* start GIVEN MATERIAL *
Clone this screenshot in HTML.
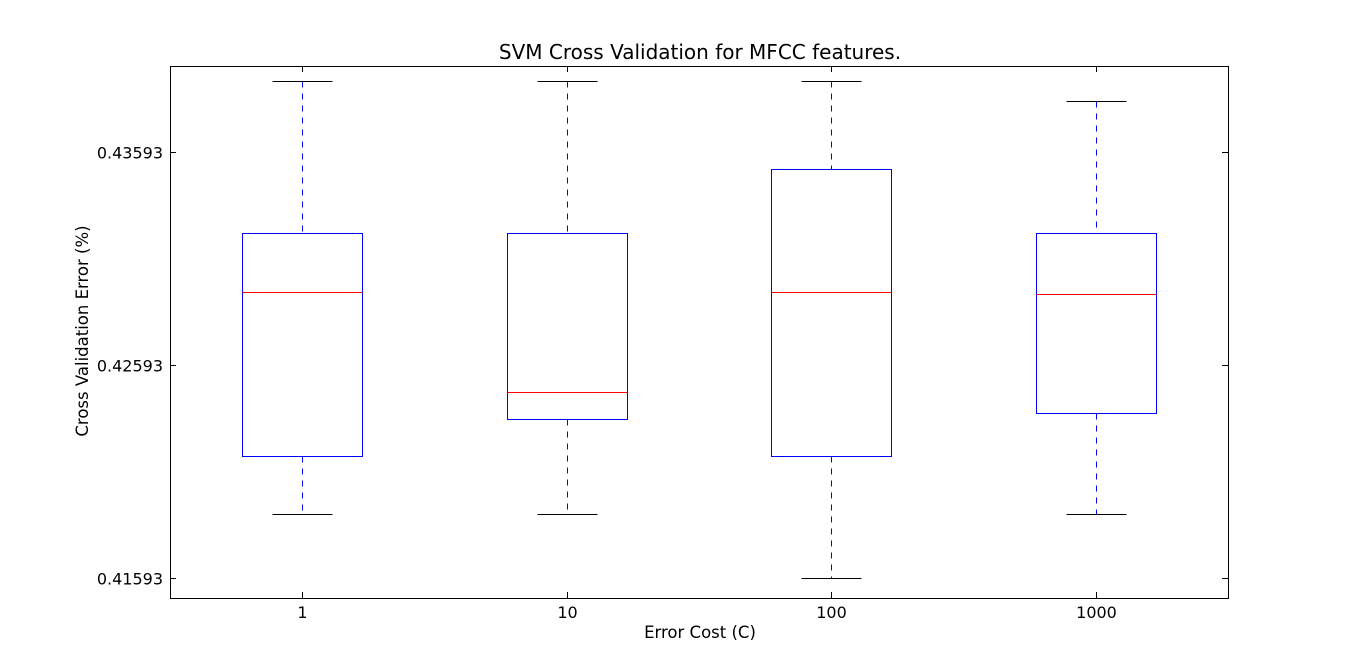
<!DOCTYPE html>
<html><head><meta charset="utf-8"><style>
body{margin:0;background:#fff;}
svg{display:block;font-family:"DejaVu Sans","Liberation Sans",sans-serif;}
</style></head><body>
<svg id="chart" width="1366" height="665"></svg>
<script>
const categories=["1","10","100","1000"];
const whiskerHigh=[0.439263,0.439263,0.439263,0.438324];
const q3Values=[0.432127,0.432127,0.435132,0.432127];
const medians=[0.429357,0.424662,0.429357,0.429263];
const q1Values=[0.421658,0.423395,0.421658,0.423676];
const whiskerLow=[0.418935,0.418935,0.415930,0.418935];
const yTicks=[0.41593,0.42593,0.43593];
const yTickLabels=["0.41593","0.42593","0.43593"];

const NS="http://www.w3.org/2000/svg";
const svg=document.getElementById('chart');
const L=170,R=1228,T=66,B=598;
const yMin=0.414991,yMax=0.439968;
function px(v){return Math.round(v)+0.5;}
function y(v){return px(B-(v-yMin)/(yMax-yMin)*(B-T));}
function x(i){return L+(i+0.5)/categories.length*(R-L);}
const unit=(R-L)/(categories.length);
function el(tag,attrs,parent){const e=document.createElementNS(NS,tag);for(const k in attrs)e.setAttribute(k,attrs[k]);(parent||svg).appendChild(e);return e;}

let t=el('text',{x:700,y:59,'text-anchor':'middle','font-size':20});t.textContent="SVM Cross Validation for MFCC features.";



for(let i=0;i<categories.length;i++){
  const cx=px(x(i)),hw=Math.round(unit*0.225),cw=Math.round(unit*0.1125);
  const g=el('g',{});
  
  
  el('line',{x1:cx,x2:cx,y1:y(whiskerHigh[i]),y2:y(q3Values[i]),stroke:'#0000ff','stroke-dasharray':'6,6'},g);
  el('line',{x1:cx,x2:cx,y1:y(q1Values[i]),y2:y(whiskerLow[i]),stroke:'#0000ff','stroke-dasharray':'6,6'},g);
  el('line',{x1:cx-cw,x2:cx+cw,y1:y(whiskerHigh[i]),y2:y(whiskerHigh[i]),stroke:'#000'},g);
  el('line',{x1:cx-cw,x2:cx+cw,y1:y(whiskerLow[i]),y2:y(whiskerLow[i]),stroke:'#000'},g);
  el('rect',{x:cx-hw,y:y(q3Values[i]),width:2*hw,height:y(q1Values[i])-y(q3Values[i]),fill:'none',stroke:'#0000ff'},g);
  el('line',{x1:cx-hw,x2:cx+hw,y1:y(medians[i]),y2:y(medians[i]),stroke:'#ff0000'},g);
  el('line',{x1:cx,x2:cx,y1:B,y2:B-6,stroke:'#000'});
  el('line',{x1:cx,x2:cx,y1:T,y2:T+6,stroke:'#000'});
  const lb=el('text',{x:cx,y:618,'text-anchor':'middle','font-size':16});lb.textContent=categories[i];
  
  
}
for(let j=0;j<yTicks.length;j++){
  const yy=y(yTicks[j]);
  el('line',{x1:L,x2:L+6,y1:yy,y2:yy,stroke:'#000'});
  el('line',{x1:R,x2:R-6,y1:yy,y2:yy,stroke:'#000'});
  const lb=el('text',{x:163,y:yy+6,'text-anchor':'end','font-size':16});lb.textContent=yTickLabels[j];
  
  
}
const fr=el('rect',{x:L+0.5,y:T+0.5,width:R-L,height:B-T,fill:'none',stroke:'#000'});


const xl=el('text',{x:700,y:638,'text-anchor':'middle','font-size':16.5});xl.textContent="Error Cost (C)";


const yl=el('text',{x:0,y:0,'text-anchor':'middle','font-size':16.5,transform:'translate(88,331) rotate(-90)'});yl.textContent="Cross Validation Error (%)";


</script>
</body></html>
* end GIVEN MATERIAL *
# DO THIS:
Omitting all images, print the listing exactly.

# RESPONSE TO THE EXERCISE:
Clone this screenshot in HTML.
<!DOCTYPE html>
<html><head><meta charset="utf-8"><style>
body{margin:0;background:#fff;}
svg{display:block;font-family:"DejaVu Sans","Liberation Sans",sans-serif;}
</style></head><body>
<svg id="chart" width="1366" height="665"></svg>
<script>
const categories=["1","10","100","1000"];
const whiskerHigh=[0.439263,0.439263,0.439263,0.438324];
const q3Values=[0.432127,0.432127,0.435132,0.432127];
const medians=[0.429357,0.424662,0.429357,0.429263];
const q1Values=[0.421658,0.423395,0.421658,0.423676];
const whiskerLow=[0.418935,0.418935,0.415930,0.418935];
const yTicks=[0.41593,0.42593,0.43593];
const yTickLabels=["0.41593","0.42593","0.43593"];

const NS="http://www.w3.org/2000/svg";
const svg=document.getElementById('chart');
const L=170,R=1228,T=66,B=598;
const yMin=0.414991,yMax=0.439968;
function px(v){return Math.round(v)+0.5;}
function y(v){return px(B-(v-yMin)/(yMax-yMin)*(B-T));}
function x(i){return L+(i+0.5)/categories.length*(R-L);}
const unit=(R-L)/(categories.length);
function el(tag,attrs,parent){const e=document.createElementNS(NS,tag);for(const k in attrs)e.setAttribute(k,attrs[k]);(parent||svg).appendChild(e);return e;}

let t=el('text',{x:700,y:59,'text-anchor':'middle','font-size':20});t.textContent="SVM Cross Validation for MFCC features.";



for(let i=0;i<categories.length;i++){
  const cx=px(x(i)),hw=Math.round(unit*0.225),cw=Math.round(unit*0.1125);
  const g=el('g',{});
  
  
  el('line',{x1:cx,x2:cx,y1:y(whiskerHigh[i]),y2:y(q3Values[i]),stroke:'#0000ff','stroke-dasharray':'6,6'},g);
  el('line',{x1:cx,x2:cx,y1:y(q1Values[i]),y2:y(whiskerLow[i]),stroke:'#0000ff','stroke-dasharray':'6,6'},g);
  el('line',{x1:cx-cw,x2:cx+cw,y1:y(whiskerHigh[i]),y2:y(whiskerHigh[i]),stroke:'#000'},g);
  el('line',{x1:cx-cw,x2:cx+cw,y1:y(whiskerLow[i]),y2:y(whiskerLow[i]),stroke:'#000'},g);
  el('rect',{x:cx-hw,y:y(q3Values[i]),width:2*hw,height:y(q1Values[i])-y(q3Values[i]),fill:'none',stroke:'#0000ff'},g);
  el('line',{x1:cx-hw,x2:cx+hw,y1:y(medians[i]),y2:y(medians[i]),stroke:'#ff0000'},g);
  el('line',{x1:cx,x2:cx,y1:B,y2:B-6,stroke:'#000'});
  el('line',{x1:cx,x2:cx,y1:T,y2:T+6,stroke:'#000'});
  const lb=el('text',{x:cx,y:618,'text-anchor':'middle','font-size':16});lb.textContent=categories[i];
  
  
}
for(let j=0;j<yTicks.length;j++){
  const yy=y(yTicks[j]);
  el('line',{x1:L,x2:L+6,y1:yy,y2:yy,stroke:'#000'});
  el('line',{x1:R,x2:R-6,y1:yy,y2:yy,stroke:'#000'});
  const lb=el('text',{x:163,y:yy+6,'text-anchor':'end','font-size':16});lb.textContent=yTickLabels[j];
  
  
}
const fr=el('rect',{x:L+0.5,y:T+0.5,width:R-L,height:B-T,fill:'none',stroke:'#000'});


const xl=el('text',{x:700,y:638,'text-anchor':'middle','font-size':16.5});xl.textContent="Error Cost (C)";


const yl=el('text',{x:0,y:0,'text-anchor':'middle','font-size':16.5,transform:'translate(88,331) rotate(-90)'});yl.textContent="Cross Validation Error (%)";


</script>
</body></html>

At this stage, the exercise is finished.